## Exercise description
Every record must be transcribed in its entirety, apart from the images, which are to be omitted.

===== Rows

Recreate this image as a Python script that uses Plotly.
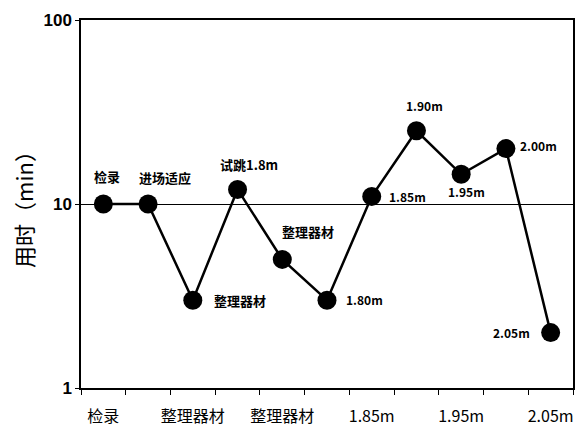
import math
import plotly.graph_objects as go

categories = ["检录", "进场适应", "整理器材", "试跳1.8m", "整理器材", "1.80m",
              "1.85m", "1.90m", "1.95m", "2.00m", "2.05m"]
minutes = [10, 10, 3, 12, 5, 3, 11, 25, 14.5, 20, 2]
# label offsets in pixels (style, not data)
label_dx = [4, 17, 47, 11, 26, 37, 36, 8, 5, 33, -39]
label_dy = [-28, -27, 0, -25, -28, -1, 0, -25, 17, -3, 0]
tick_idx = [0, 2, 4, 6, 8, 10]
tick_text = ["检录", "整理器材", "整理器材", "1.85m", "1.95m", "2.05m"]

x = list(range(len(categories)))

fig = go.Figure()
fig.add_trace(go.Scatter(
    x=x, y=minutes, mode="lines+markers",
    line=dict(color="black", width=2.5),
    marker=dict(color="black", size=19),
    cliponaxis=False, showlegend=False,
))

for xi, yi, lab, dx, dy in zip(x, minutes, categories, label_dx, label_dy):
    is_cjk = any(ord(c) > 0x2E80 for c in lab)
    fig.add_annotation(
        x=xi, y=math.log10(yi), yref="y", xref="x", text=lab, showarrow=False,
        xshift=dx, yshift=-dy, xanchor="center", yanchor="middle",
        font=dict(family="Noto Sans CJK SC, Liberation Sans", size=13 if is_cjk else 12,
                  color="black", weight="bold"),
    )

fig.update_layout(
    width=587, height=433,
    margin=dict(l=81, r=14, t=20, b=45),
    paper_bgcolor="white", plot_bgcolor="white",
    font=dict(family="Liberation Sans, Arial", color="black"),
    xaxis=dict(
        range=[-0.5, 10.5], tickmode="array", tickvals=tick_idx, ticktext=tick_text,
        ticks="", showgrid=False, zeroline=False, automargin=False,
        showline=True, linecolor="black", linewidth=2, mirror=True,
        tickfont=dict(family="Noto Sans CJK SC, Liberation Sans", size=16),
        ticklabelstandoff=13,
        minor=dict(tickmode="linear", tick0=0.5, dtick=1, ticks="outside",
                   ticklen=5, tickcolor="black", showgrid=False),
    ),
    yaxis=dict(
        type="log", range=[0, 2], tickvals=[1, 10, 100], ticktext=["1", "10", "100"],
        ticks="outside", ticklen=4, tickcolor="black", automargin=False,
        showgrid=True, gridcolor="black", gridwidth=1, zeroline=False,
        showline=True, linecolor="black", linewidth=1.5, mirror=True,
        tickfont=dict(family="Liberation Sans, Arial", size=17, weight="bold"),
        title=dict(text="用时（min）", font=dict(family="Noto Sans CJK SC", size=22), standoff=4),
    ),
)

fig.write_html("out.html")
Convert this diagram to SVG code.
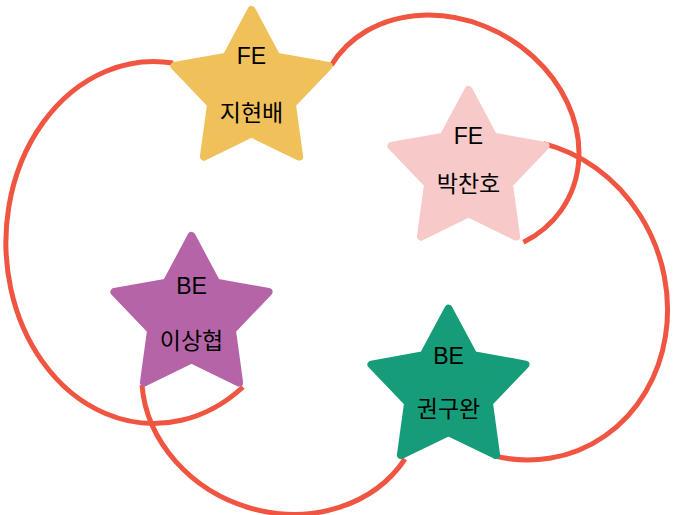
<svg xmlns="http://www.w3.org/2000/svg" width="697" height="515" viewBox="0 0 697 515">
<defs>
<style>
.edge{fill:none;stroke:#F05541;stroke-width:5;stroke-linecap:butt}
.star{stroke-width:8;stroke-linejoin:round}
.lbl{font-family:"Liberation Sans","Noto Sans CJK KR",sans-serif;font-size:23px;fill:#000;text-anchor:middle}
</style>
<path id="starShape" d="M0,-81 L24.98,-34.38 L77.04,-25.03 L40.42,13.13 L47.61,65.53 L0,42.5 L-47.61,65.53 L-40.42,13.13 L-77.04,-25.03 L-24.98,-34.38 Z"/>
</defs>
<rect width="697" height="515" fill="#fff"/>
<g id="connectors">
<path class="edge" d="M173,63 A148,181 0 1 0 243,387"/>
<path class="edge" d="M331.3,65.3 A136,114 30 1 1 523.4,242.3"/>
<path class="edge" d="M543.6,143.6 A162,147 70 1 1 493.8,455.8"/>
<path class="edge" d="M142,385 A143,126 20 0 0 405,459"/>
</g>
<g id="node-jihyunbae">
<use href="#starShape" class="star" transform="translate(251.5,91)" fill="#F0C05A" stroke="#F0C05A"/>
<text class="lbl" x="251.5" y="63.8">FE</text>
<text class="lbl" x="251.5" y="120.8">지현배</text>
</g>
<g id="node-parkchanho">
<use href="#starShape" class="star" transform="translate(468.5,171)" fill="#F7CAC9" stroke="#F7CAC9"/>
<text class="lbl" x="468.5" y="143.6">FE</text>
<text class="lbl" x="468.5" y="191.8">박찬호</text>
</g>
<g id="node-leesanghyup">
<use href="#starShape" class="star" transform="translate(191.5,317)" fill="#B565A7" stroke="#B565A7"/>
<text class="lbl" x="191.5" y="293.6">BE</text>
<text class="lbl" x="191.5" y="349.2">이상협</text>
</g>
<g id="node-kwonguwan">
<use href="#starShape" class="star" transform="translate(448.5,389.6)" fill="#179C7A" stroke="#179C7A"/>
<text class="lbl" x="448.5" y="364.3">BE</text>
<text class="lbl" x="448.5" y="416.8">권구완</text>
</g>
</svg>
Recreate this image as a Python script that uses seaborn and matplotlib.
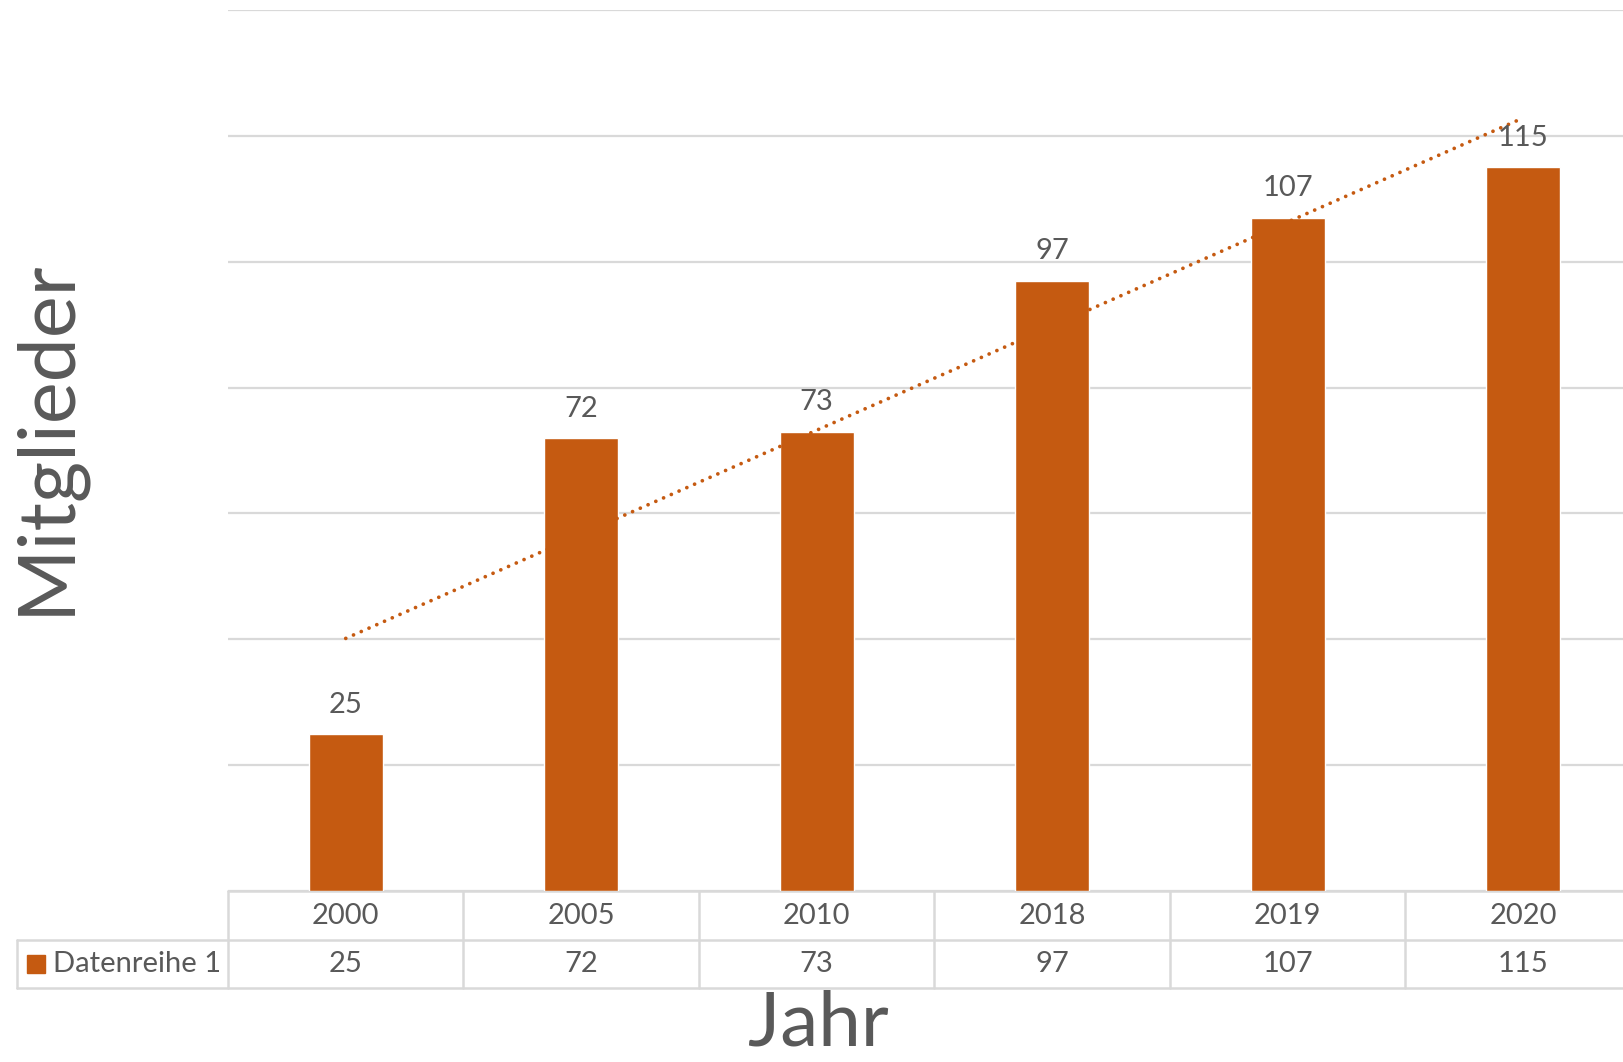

==========

## Solution below
Recreate this image as a Python script that uses Plotly.
import math
import plotly.graph_objects as go

categories = ["检录", "进场适应", "整理器材", "试跳1.8m", "整理器材", "1.80m",
              "1.85m", "1.90m", "1.95m", "2.00m", "2.05m"]
minutes = [10, 10, 3, 12, 5, 3, 11, 25, 14.5, 20, 2]
# label offsets in pixels (style, not data)
label_dx = [4, 17, 47, 11, 26, 37, 36, 8, 5, 33, -39]
label_dy = [-28, -27, 0, -25, -28, -1, 0, -25, 17, -3, 0]
tick_idx = [0, 2, 4, 6, 8, 10]
tick_text = ["检录", "整理器材", "整理器材", "1.85m", "1.95m", "2.05m"]

x = list(range(len(categories)))

fig = go.Figure()
fig.add_trace(go.Scatter(
    x=x, y=minutes, mode="lines+markers",
    line=dict(color="black", width=2.5),
    marker=dict(color="black", size=19),
    cliponaxis=False, showlegend=False,
))

for xi, yi, lab, dx, dy in zip(x, minutes, categories, label_dx, label_dy):
    is_cjk = any(ord(c) > 0x2E80 for c in lab)
    fig.add_annotation(
        x=xi, y=math.log10(yi), yref="y", xref="x", text=lab, showarrow=False,
        xshift=dx, yshift=-dy, xanchor="center", yanchor="middle",
        font=dict(family="Noto Sans CJK SC, Liberation Sans", size=13 if is_cjk else 12,
                  color="black", weight="bold"),
    )

fig.update_layout(
    width=587, height=433,
    margin=dict(l=81, r=14, t=20, b=45),
    paper_bgcolor="white", plot_bgcolor="white",
    font=dict(family="Liberation Sans, Arial", color="black"),
    xaxis=dict(
        range=[-0.5, 10.5], tickmode="array", tickvals=tick_idx, ticktext=tick_text,
        ticks="", showgrid=False, zeroline=False, automargin=False,
        showline=True, linecolor="black", linewidth=2, mirror=True,
        tickfont=dict(family="Noto Sans CJK SC, Liberation Sans", size=16),
        ticklabelstandoff=13,
        minor=dict(tickmode="linear", tick0=0.5, dtick=1, ticks="outside",
                   ticklen=5, tickcolor="black", showgrid=False),
    ),
    yaxis=dict(
        type="log", range=[0, 2], tickvals=[1, 10, 100], ticktext=["1", "10", "100"],
        ticks="outside", ticklen=4, tickcolor="black", automargin=False,
        showgrid=True, gridcolor="black", gridwidth=1, zeroline=False,
        showline=True, linecolor="black", linewidth=1.5, mirror=True,
        tickfont=dict(family="Liberation Sans, Arial", size=17, weight="bold"),
        title=dict(text="用时（min）", font=dict(family="Noto Sans CJK SC", size=22), standoff=4),
    ),
)

fig.write_html("out.html")
Convert this diagram to SVG code.
<svg xmlns="http://www.w3.org/2000/svg" width="697" height="515" viewBox="0 0 697 515">
<defs>
<style>
.edge{fill:none;stroke:#F05541;stroke-width:5;stroke-linecap:butt}
.star{stroke-width:8;stroke-linejoin:round}
.lbl{font-family:"Liberation Sans","Noto Sans CJK KR",sans-serif;font-size:23px;fill:#000;text-anchor:middle}
</style>
<path id="starShape" d="M0,-81 L24.98,-34.38 L77.04,-25.03 L40.42,13.13 L47.61,65.53 L0,42.5 L-47.61,65.53 L-40.42,13.13 L-77.04,-25.03 L-24.98,-34.38 Z"/>
</defs>
<rect width="697" height="515" fill="#fff"/>
<g id="connectors">
<path class="edge" d="M173,63 A148,181 0 1 0 243,387"/>
<path class="edge" d="M331.3,65.3 A136,114 30 1 1 523.4,242.3"/>
<path class="edge" d="M543.6,143.6 A162,147 70 1 1 493.8,455.8"/>
<path class="edge" d="M142,385 A143,126 20 0 0 405,459"/>
</g>
<g id="node-jihyunbae">
<use href="#starShape" class="star" transform="translate(251.5,91)" fill="#F0C05A" stroke="#F0C05A"/>
<text class="lbl" x="251.5" y="63.8">FE</text>
<text class="lbl" x="251.5" y="120.8">지현배</text>
</g>
<g id="node-parkchanho">
<use href="#starShape" class="star" transform="translate(468.5,171)" fill="#F7CAC9" stroke="#F7CAC9"/>
<text class="lbl" x="468.5" y="143.6">FE</text>
<text class="lbl" x="468.5" y="191.8">박찬호</text>
</g>
<g id="node-leesanghyup">
<use href="#starShape" class="star" transform="translate(191.5,317)" fill="#B565A7" stroke="#B565A7"/>
<text class="lbl" x="191.5" y="293.6">BE</text>
<text class="lbl" x="191.5" y="349.2">이상협</text>
</g>
<g id="node-kwonguwan">
<use href="#starShape" class="star" transform="translate(448.5,389.6)" fill="#179C7A" stroke="#179C7A"/>
<text class="lbl" x="448.5" y="364.3">BE</text>
<text class="lbl" x="448.5" y="416.8">권구완</text>
</g>
</svg>
Recreate this image as a Python script that uses seaborn and matplotlib.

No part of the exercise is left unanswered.